Saturday night at the Sett started quietly. FOANS opened up with a half-hour set of ethereal samples and muted bass before being joined by *hitmayng for another half-hour of chilled-out beats supplemented by subdued samples and electronic squiggles.
His face obscured by a black bandana, FOANS bobbed around behind a MacBook while *hitmayng gradually added synth flourishes and keyboard riffs.
The growing crowd talked and laughed, trying out the occasional dance move before blending back into the audience. A screen in the background played static-obscured videos, most notably a young Drake getting shot on an episode of Degrassi.
Due to an unforeseen conflict, University of Wisconsin rapper CRASHprez was unable to make the concert and Chicago-based rapper Milo headlined the show alone.

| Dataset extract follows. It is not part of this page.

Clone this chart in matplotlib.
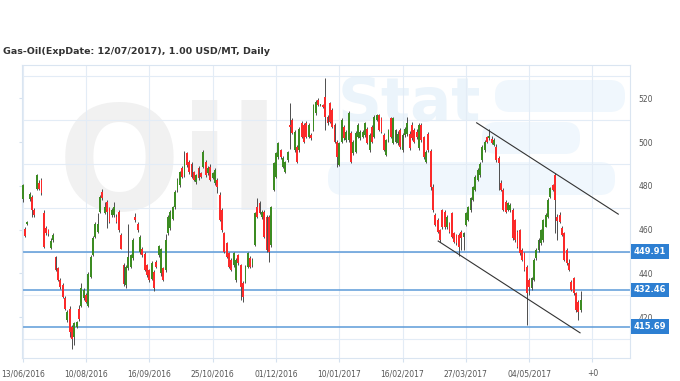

Switching between easy, self-deprecating banter with the audience and impassioned rapping, Milo held the stage for more than an hour, touching on the majority of his discography. Fitting under the umbrella category of art rap, Milo’s music deals with themes of loneliness, sexual insecurity, nerdiness and, above all, staying fiercely true to himself.
Live, Milo brought a fierce determination to his music, rapping with a fervent flow while clutching at his shirt or strangling the mic chord. Milo broke the spell between verses with bouts of self-aware interpretive dancing, his head down, arms akimbo.
References to literature, video games and pop culture flew by in a blur. One song calls out both Miley Cyrus and Pokémon in the span of a few seconds. His lyrics are dense and introspective, well worth a deeper reading than a live performance offers.
The anxiety apparent in his music belies his easy confidence on the stage. His relaxed banter set a laid-back tone to counter the anxiety in his music and carried him through stumbles, such as cutting a song off half-way through. Asking the crowd to pick their favorite beat or calling out a collaborator in the crowd kept the mood informal and engaging.
A standout moment was the Riley Lake-produced track “Geometry and Theology.” Sampling America’s “A Horse With No Name,” Milo raps about impending fame and the growing pressure associated with it, his words flowing over insistent acoustic guitar strums and warped violin. The production on this song is a high point, but live, Milo injected a ferocious energy into the track that counterpointed the themes of isolation and despair.
Milo is something of a kindred spirit to the narrator of America’s 1972 chart-topper. As a rapper talking about his love of WWE and Mewtwo he is far from the mainstream. However, Milo turns his uniqueness into a strength, confidently asserting himself as a rapper in a genre defined by Rick Rosses and Jeezys. He may be in the metaphorical wasteland, but his music nevertheless burns with life.